Risikomonitoring beschränkt sich meist auf direkte Lieferanten, obwohl Störungen immer häufiger von Sublieferanten verursacht werden. Das meldet inzwischen jedes zweite Unternehmen, 24 Prozent mehr als im Vorjahr. Lediglich 18 Prozent der Befragten überwachen die Sub-Lieferanten. Andere Ursachen von Störungen liegen bei den eigenen Produktionsstätten (28 Prozent) oder logistischen Knotenpunkte wie Häfen oder Flughäfen (20 Prozent).
Überwiegend erfolgt die Risikoüberwachung im Rahmen der Lieferantenanalyse und -bewertung. Indikatoren wie Qualität und Performance (88 Prozent) sowie Finanzkennzahlen und Bonitäten (81 Prozent) stehen dabei im Vordergrund.

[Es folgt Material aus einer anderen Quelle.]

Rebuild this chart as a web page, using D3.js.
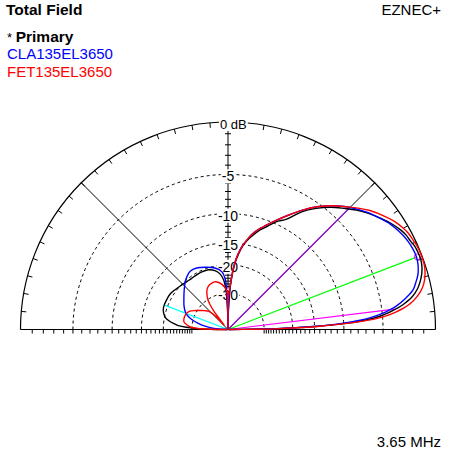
<!DOCTYPE html>
<html><head><meta charset="utf-8">
<script src="https://cdn.jsdelivr.net/npm/d3@7"></script>
<style>body{margin:0;background:#fff}svg{display:block}text{font-family:"Liberation Sans",Arial,sans-serif}</style>
</head><body><svg id="c" width="459" height="462"></svg>
<script>
// ---------------- data ----------------
const ringValues = [0, -5, -10, -15, -20, -30];
const ringLabels = ["0 dB", "-5", "-10", "-15", "-20", "-30"];
const seriesNames = ["* Primary", "CLA135EL3650", "FET135EL3650"];
const seriesColors = ["#000000", "#0000ff", "#ff0000"];

const primaryAngles = [0,0.5,1,1.5,2,3,4,5,6,7,8,10,12,14,16,18,20,22,24,26,28,30,33,36,40,43,46,50,54,58,62,66,70,72,76,78,80,82,84,85,86,87,88,89,89.6,90,
  91,92,93,95,98,102,108,115,122,128,135,142,148,155,161,165,169,172,174,175.5,177,178,179,180];
const primaryDb = [-99,-36.4,-24.5,-18.7,-14.8,-9.7,-6.8,-5.3,-4.3,-3.5,-2.8,-1.8,-1.2,-0.8,-0.5,-0.3,-0.2,-0.2,-0.25,-0.4,-0.5,-0.7,-1.1,-1.6,-2.3,-2.9,-3.6,-4.5,-5.6,-6.9,-8.7,-9.7,-11.1,-11.7,-13.3,-14.2,-15.4,-17.1,-19.45,-21.3,-23.8,-27.1,-32.7,-43.0,-55.9,-99,
  -45.1,-33.2,-28.3,-24.5,-22.5,-21.3,-20.5,-20.4,-20.5,-20.5,-20.2,-19.7,-19.2,-19.1,-19.1,-19.45,-20.2,-21.6,-23.2,-24.5,-27.5,-31.6,-42.0,-99];

const claAngles = [0,0.5,1,1.5,2,3,4,5,6,7,8,10,12,14,16,18,20,22,24,26,28,30,33,36,40,43,46,50,54,58,62,66,70,72,76,78,80,82,84,85,86,87,88,89,89.6,90,
  91,92,93,96,102,110,117,123,128,132,138,145,152,158,162,165.5,168,171,174,177,180];
const claDb = [-99,-37.1,-25.2,-19.45,-15.4,-10.5,-7.7,-6.1,-4.9,-4.1,-3.4,-2.4,-1.6,-1.2,-0.85,-0.63,-0.5,-0.46,-0.5,-0.59,-0.72,-0.89,-1.2,-1.64,-2.24,-2.77,-3.36,-4.29,-5.38,-6.67,-8.07,-9.44,-10.78,-11.4,-12.9,-14.0,-15.2,-16.8,-19.2,-21.05,-23.5,-26.7,-32.1,-42.0,-53.9,-99,
  -40.2,-29.2,-24.5,-21.9,-20.5,-19.6,-18.9,-18.8,-19.45,-20.2,-21.6,-23.15,-24.5,-25.9,-27.5,-30.1,-32.7,-36.4,-42.0,-52.1,-99];

const fetAngles = [0,0.5,1,1.5,2,3,4,5,6,7,8,10,12,14,16,18,20,22,24,26,28,30,33,36,40,43,46,50,54,58,62,66,70,72,76,78,80,82,84,85,86,87,88,89,89.7,90,
  90.5,91,92,94,98,102,106,110,114,118,121,124,126,127.5,128.5,129.5,130.5,132,134,137,141,146,150,155,160,165,170,174,176.5,178,179,180];
const fetDb = [-99,-35.0,-23.8,-17.7,-14.0,-9.2,-6.1,-4.5,-3.5,-2.7,-2.1,-1.3,-0.76,-0.42,-0.21,-0.08,-0.04,-0.04,-0.08,-0.17,-0.25,-0.42,-0.76,-1.24,-1.96,-2.63,-3.36,-4.29,-5.38,-6.67,-8.07,-9.44,-10.78,-11.4,-12.9,-14.0,-15.2,-16.8,-19.2,-21.05,-23.5,-26.3,-28.7,-30.6,-33.2,-99,
  -36.4,-31.1,-28.7,-27.5,-25.9,-25.0,-24.6,-24.8,-25.2,-26.3,-27.9,-30.1,-33.2,-37.8,-45.1,-60.9,-55.9,-44.0,-38.6,-35.0,-33.2,-31.1,-29.2,-27.1,-26.3,-26.1,-26.3,-27.9,-29.6,-33.2,-42.0,-99];

// indicator lines (elevation angle, dB at end)
const maxGainAngle = 21, maxGainDb = -0.4;
const beamAngles = [7, 45], beamDb = [-3.64, -3.17];
const backAngle = 159, backDb = -19.3;

const dbTicks = d3.range(-1, -31, -1);
const degTicks = d3.range(5, 180, 5).filter(d => d !== 90);

// ---------------- layout ----------------
const svg = d3.select("#c");
const cx = 228, cy = 329.5, R = 207.5;
const logR = d3.scaleLinear().domain([0, -2]).range([0, Math.log(0.89)]);
const rOf = db => R * Math.exp(logR(db));
const ang = d3.scaleLinear().domain([0, 180]).range([Math.PI / 2, -Math.PI / 2]);
const px = (t, r) => cx + r * Math.sin(ang(t));
const py = (t, r) => cy - r * Math.cos(ang(t));

const g = svg.append("g");
// dashed rings
ringValues.slice(1).forEach(v => {
  const p = d3.path(); p.arc(cx, cy, rOf(v), Math.PI, 2 * Math.PI);
  g.append("path").attr("d", p.toString()).attr("fill", "none").attr("stroke", "#000")
    .attr("stroke-width", 1).attr("stroke-dasharray", "3,3");
});
// outer ring
{ const p = d3.path(); p.arc(cx, cy, R, Math.PI, 2 * Math.PI);
  g.append("path").attr("d", p.toString()).attr("fill", "none").attr("stroke", "#000").attr("stroke-width", 1.2); }
// baseline
g.append("line").attr("x1", cx - R).attr("x2", cx + R).attr("y1", cy).attr("y2", cy).attr("stroke", "#000").attr("stroke-width", 1.2);
// vertical axis
g.append("line").attr("x1", cx).attr("x2", cx).attr("y1", cy).attr("y2", cy - R).attr("stroke", "#000");
// diagonal radials
[45, 135].forEach(t => g.append("line").attr("x1", cx).attr("y1", cy).attr("x2", px(t, R)).attr("y2", py(t, R)).attr("stroke", "#000"));
// outer degree ticks
degTicks.forEach(t => g.append("line").attr("x1", px(t, R)).attr("y1", py(t, R)).attr("x2", px(t, R - 5)).attr("y2", py(t, R - 5)).attr("stroke", "#000"));
// dB ticks on baseline (both sides) and vertical axis
dbTicks.forEach(v => {
  const r = rOf(v);
  [-1, 1].forEach(s => g.append("line").attr("x1", cx + s * r).attr("x2", cx + s * r).attr("y1", cy).attr("y2", cy + 4).attr("stroke", "#000"));
  g.append("line").attr("x1", cx - 3).attr("x2", cx + 3).attr("y1", cy - r).attr("y2", cy - r).attr("stroke", "#000");
});
// ring labels
ringValues.forEach((v, i) => {
  const r = rOf(v);
  const t = g.append("text").text(ringLabels[i]).attr("font-size", i === 0 ? 13 : 14)
    .attr("text-anchor", i === 0 ? "start" : "middle")
    .attr("x", i === 0 ? cx - 8 : cx).attr("y", cy - r + 7);
  const b = t.node().getBBox();
  g.insert("rect", "text").attr("x", b.x - 1).attr("y", b.y + 1).attr("width", b.width + 2).attr("height", b.height - 2).attr("fill", "#fff");
});

// indicator lines
g.append("line").attr("x1", cx).attr("y1", cy).attr("x2", px(backAngle, rOf(backDb))).attr("y2", py(backAngle, rOf(backDb))).attr("stroke", "#00ffff").attr("stroke-width", 1.2);
beamAngles.forEach((t, i) => g.append("line").attr("x1", cx).attr("y1", cy).attr("x2", px(t, rOf(beamDb[i]))).attr("y2", py(t, rOf(beamDb[i])))
  .attr("stroke", i === 1 ? "#9010d0" : "#ff00ff").attr("stroke-width", 1.2));
g.append("line").attr("x1", cx).attr("y1", cy).attr("x2", px(maxGainAngle, rOf(maxGainDb))).attr("y2", py(maxGainAngle, rOf(maxGainDb))).attr("stroke", "#00ff00").attr("stroke-width", 1.2);
g.append("circle").attr("cx", px(maxGainAngle, rOf(maxGainDb))).attr("cy", py(maxGainAngle, rOf(maxGainDb))).attr("r", 3).attr("fill", "none").attr("stroke", "#ff00ff");

// traces
const line = d3.lineRadial().angle(d => ang(d[0])).radius(d => rOf(d[1])).curve(d3.curveCatmullRom.alpha(0.5));
const series = [[primaryAngles, primaryDb], [claAngles, claDb], [fetAngles, fetDb]];
series.forEach((s, i) => {
  const pts = s[0].map((a, j) => [a, s[1][j]]);
  g.append("path").attr("d", line(pts)).attr("transform", `translate(${cx},${cy})`)
    .attr("fill", "none").attr("stroke", seriesColors[i]).attr("stroke-width", 1.4);
});

// texts
svg.append("text").text("Total Field").attr("x", 6).attr("y", 15).attr("font-size", 15.5).attr("font-weight", "bold");
svg.append("text").text("EZNEC+").attr("x", 441).attr("y", 15).attr("font-size", 15).attr("text-anchor", "end");
const leg = svg.append("text").attr("x", 7).attr("y", 42).attr("font-size", 15);
leg.append("tspan").text("* ").attr("font-size", 13);
leg.append("tspan").text("Primary").attr("font-weight", "bold").attr("font-size", 15.5);
svg.append("text").text(seriesNames[1]).attr("x", 7).attr("y", 59).attr("font-size", 15).attr("fill", seriesColors[1]);
svg.append("text").text(seriesNames[2]).attr("x", 7).attr("y", 77).attr("font-size", 15).attr("fill", seriesColors[2]);
svg.append("text").text("3.65 MHz").attr("x", 441).attr("y", 447).attr("font-size", 15).attr("text-anchor", "end");
</script></body></html>
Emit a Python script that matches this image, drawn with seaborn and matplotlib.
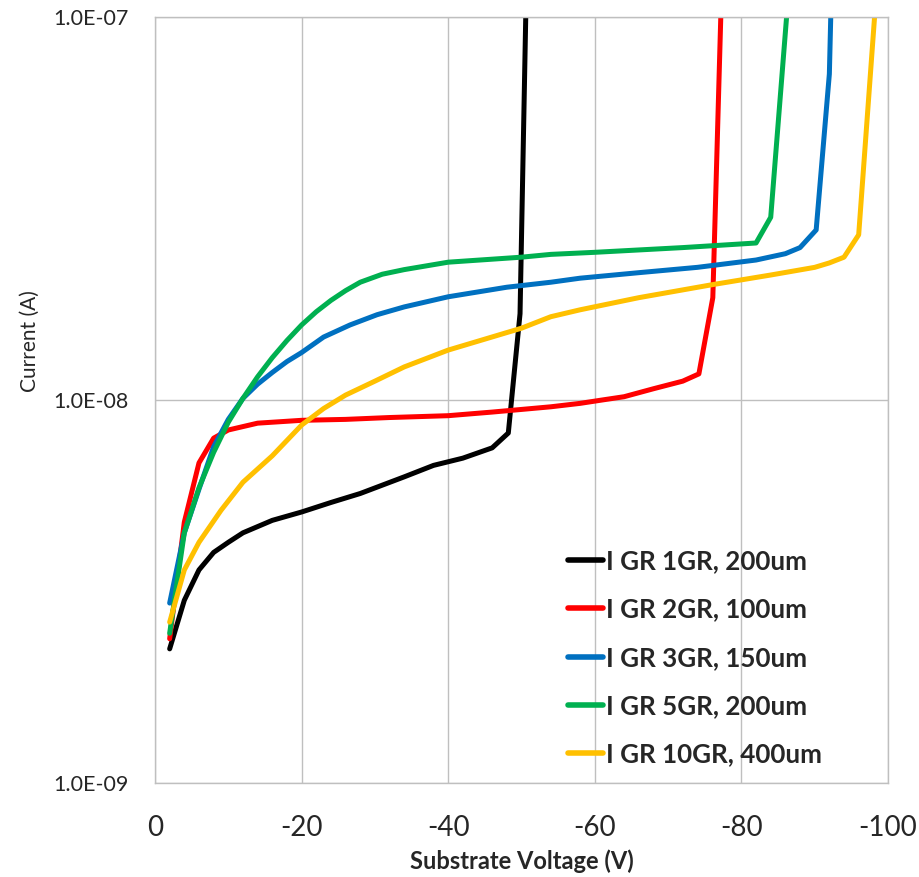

Frühindikatoren und Veränderungen beim Lieferanten, wie zum Beispiel Managementwechsel oder veränderte Wachstumsprognosen, hat dagegen nur die Hälfte der Unternehmen kontinuierlich auf dem Radar. Cyber-Risiken überwachen gerade einmal 11 Prozent.
„Eine umfassende Rundumsicht sollte nicht nur Einzelinformationen über Lieferanten zusammenführen, sondern auch globale Länder- und Standortrisiken überwachen“, fordert Heiko Schwarz, einer der Gründer und Geschäftsführer von riskmethods. Nur rund ein Drittel der Befragten kümmere sich darum, obwohl Unterbrechungen und Standortrisiken, etwa Naturkatastrophen, Streiks, Brände und Explosionen an Standorten oder Logistikknotenpunkten, oftmals gleich mehrere Lieferanten betreffen.
Eine durchgängige Risikoüberwachung erfordert es, enorme Datenmengen aus dem Internet und aus Datenbanken in Echtzeit auszuwerten. Die meisten Unternehmen lassen die Chancen verfügbarer digitaler Risikomanagement-Lösungen ungenutzt. Nur 34 Prozent der Unternehmen überwachen ihre Risiken automatisiert, 59 Prozent behelfen sich manuell mit Excel-Tabellen oder dem Monitoring von Finanzkennzahlen.
Kein Wunder, dass nur 30 Prozent der Befragten die verfügbaren Risikoinformationen kontinuierlich aktualisieren. Dabei wären automatisierte Systeme in der Lage, anfallende Daten in Echtzeit zu analysieren, auf Relevanz zu filtern und alle Nutzer rund um die Uhr auf dem Laufenden zu halten.